O parque continuou sendo habitado ao longo dos séculos, principalmente por caçadores, coletores do látex da maniçoba e plantadores de mandioca, que produziam farinha e tapioca. Os produtos eram levados de jumento até as cidades próximas e trocados por alimentos e querosene. Obviamente, essa ocupação mais recente acabou danificando muitos dos achados arqueológicos, que passaram a ser estudados a partir da década de 1970. Os estudos também tiveram forte impacto na vida da população local. Quando o parque foi criado, muitos tiveram que sair de onde moravam e mudar seu modo de vida.

A pesquisadora franco-brasileira Niede Guidòn é formada em história natural e teve notícia dos sítios arqueológicos durante uma exposição de pinturas rupestres brasileiras, em uma conversa informal com uma visitante piauiense, que relatou a existência de desenhos semelhantes no interior do nordeste. Anos depois, ela teve oportunidade de visitar o local e levou as fotografias para a França, onde trabalhava como professora. Logo ela voltaria ao Brasil para comandar os estudos na região.

Em 1979, o governo brasileiro fundou, oficialmente, o Parque Nacional da Serra da Capivara. Já em 1986, pesquisadores da cooperação científica entre os dois países criaram a Fundação Museu do Homem Americano, presidida por ela. Também buscaram unir proteção à natureza, cultura e desenvolvimento econômico sustentável, garantindo benefícios para a população. Um dos exemplos de sucesso é a Cerâmica Serra da Capivara, que emprega dezenas de pessoas na produção de peças artesanais vendidas no país e no exterior. Uma Oficina de Camisetas, bonés, bolsas e outros acessórios também usa como tema as imagens das pinturas rupestres.

Também foram feitos cursos para condutores locais credenciados que acompanham os visitantes da Serra da Capivara. A população local é tratada como um importante elemento a ser preservado e diversas iniciativas tem sido tomadas para erradicar a pobreza e criar novas oportunidades de trabalho, já que as secas limitam a agricultura e a criação de animais. Mas o parque ainda precisa concretizar seu potencial turístico, que reune opções para quem tem curiosidade sobre a parte histórica e aqueles que buscam aventura em meio a natureza, com muitas trilhas entre as serras. Lugares semelhantes de outros países recebem milhões de visitantes de todo o mundo a cada ano, algo que ainda não acontece por aqui.

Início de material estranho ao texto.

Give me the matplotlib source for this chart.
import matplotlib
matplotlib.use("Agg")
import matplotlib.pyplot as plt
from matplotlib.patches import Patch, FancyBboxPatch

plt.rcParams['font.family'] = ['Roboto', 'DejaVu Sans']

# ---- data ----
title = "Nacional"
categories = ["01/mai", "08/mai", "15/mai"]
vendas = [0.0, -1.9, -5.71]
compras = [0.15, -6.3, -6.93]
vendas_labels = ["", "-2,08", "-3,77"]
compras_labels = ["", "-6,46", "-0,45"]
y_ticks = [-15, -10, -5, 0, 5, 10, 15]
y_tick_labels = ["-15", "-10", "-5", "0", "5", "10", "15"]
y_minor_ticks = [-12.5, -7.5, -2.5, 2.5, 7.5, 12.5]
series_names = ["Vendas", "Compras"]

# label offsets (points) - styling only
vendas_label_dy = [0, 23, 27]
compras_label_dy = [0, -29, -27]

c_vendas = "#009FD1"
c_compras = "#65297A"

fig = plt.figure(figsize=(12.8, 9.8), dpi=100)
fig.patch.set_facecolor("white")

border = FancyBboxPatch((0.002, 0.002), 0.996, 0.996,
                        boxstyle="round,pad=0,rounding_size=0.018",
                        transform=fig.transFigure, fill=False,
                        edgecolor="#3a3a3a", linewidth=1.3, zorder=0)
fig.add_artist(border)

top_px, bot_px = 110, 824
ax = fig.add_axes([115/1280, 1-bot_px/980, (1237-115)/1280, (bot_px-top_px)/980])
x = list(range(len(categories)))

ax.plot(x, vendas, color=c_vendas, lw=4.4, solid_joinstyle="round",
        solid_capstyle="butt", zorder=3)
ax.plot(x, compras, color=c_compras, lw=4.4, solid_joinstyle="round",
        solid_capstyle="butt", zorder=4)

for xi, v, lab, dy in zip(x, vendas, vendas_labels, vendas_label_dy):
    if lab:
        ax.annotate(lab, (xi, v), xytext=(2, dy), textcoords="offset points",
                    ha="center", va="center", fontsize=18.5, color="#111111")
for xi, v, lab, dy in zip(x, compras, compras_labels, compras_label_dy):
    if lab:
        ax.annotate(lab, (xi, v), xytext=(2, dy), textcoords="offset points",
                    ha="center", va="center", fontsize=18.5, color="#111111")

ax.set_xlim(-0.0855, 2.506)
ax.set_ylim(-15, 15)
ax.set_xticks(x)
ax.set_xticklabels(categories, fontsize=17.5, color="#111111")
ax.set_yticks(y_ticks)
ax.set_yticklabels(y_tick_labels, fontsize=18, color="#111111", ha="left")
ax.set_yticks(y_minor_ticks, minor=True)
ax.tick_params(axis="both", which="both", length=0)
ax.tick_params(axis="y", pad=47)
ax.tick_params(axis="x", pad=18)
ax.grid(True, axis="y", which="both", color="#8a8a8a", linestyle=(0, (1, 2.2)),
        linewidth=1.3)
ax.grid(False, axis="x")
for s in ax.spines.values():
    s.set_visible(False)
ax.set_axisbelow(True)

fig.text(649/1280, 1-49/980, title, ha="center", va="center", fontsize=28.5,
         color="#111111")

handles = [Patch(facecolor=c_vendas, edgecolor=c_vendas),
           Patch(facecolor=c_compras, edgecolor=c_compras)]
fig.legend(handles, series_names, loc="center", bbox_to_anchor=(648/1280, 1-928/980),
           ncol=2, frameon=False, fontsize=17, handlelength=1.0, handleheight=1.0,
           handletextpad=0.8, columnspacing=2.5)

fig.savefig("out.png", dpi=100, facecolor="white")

A maior dificuldade era o acesso, já que o aeroporto mais próximo ficava em Petrolina, no estado de Pernambuco, a cerca de trezentos quilômetros de distância. Agora já há voos regulares para São Raimundo Nonato, mas eles não acontecem todos os dias da semana. Recomendo pesquisar os voos para determinar qual é a melhor opção no seu caso. O setor hoteleiro e gastronômico da região ainda precisa se desenvolver mais para receber os turistas com mais conforto, mas eu não tive nenhum problema durante a minha visita ao local. Outra cidade usada como base para os passeios é Coronel José Dias, embora tenha menos estrutura por ser uma cidade menor. Seja qual for o caso, recomendo alugar um carro, já que o veículo pode ser usado nos deslocamentos entre os pontos distantes e também dentro do parque.

Em 2018, foi inaugurado o Museu da Natureza, bem integrado ao meio ambiente. Achei um ótimo complemento ao que é visto do lado de fora. São doze salas organizadas em forma cronológica, partindo do buraco negro, com a criação do nosso universo; passam por transformações geológicas, climáticas e biológicas; e chega às perspectivas para o futuro. Além do aspecto informativo, a exposição é moderna e interativa, fazendo com que a visita se torne mais interessante.

Com grandes cânions, florestas que ficam exuberantes na época das chuvas e ganham cores únicas na seca, fauna e flora ricas e representativas da região, além da importância cultural e histórica dos sítios arqueológicos, o Parque Nacional da Serra da Capivara tem tudo para ser um dos destinos turísticos mais importantes do país.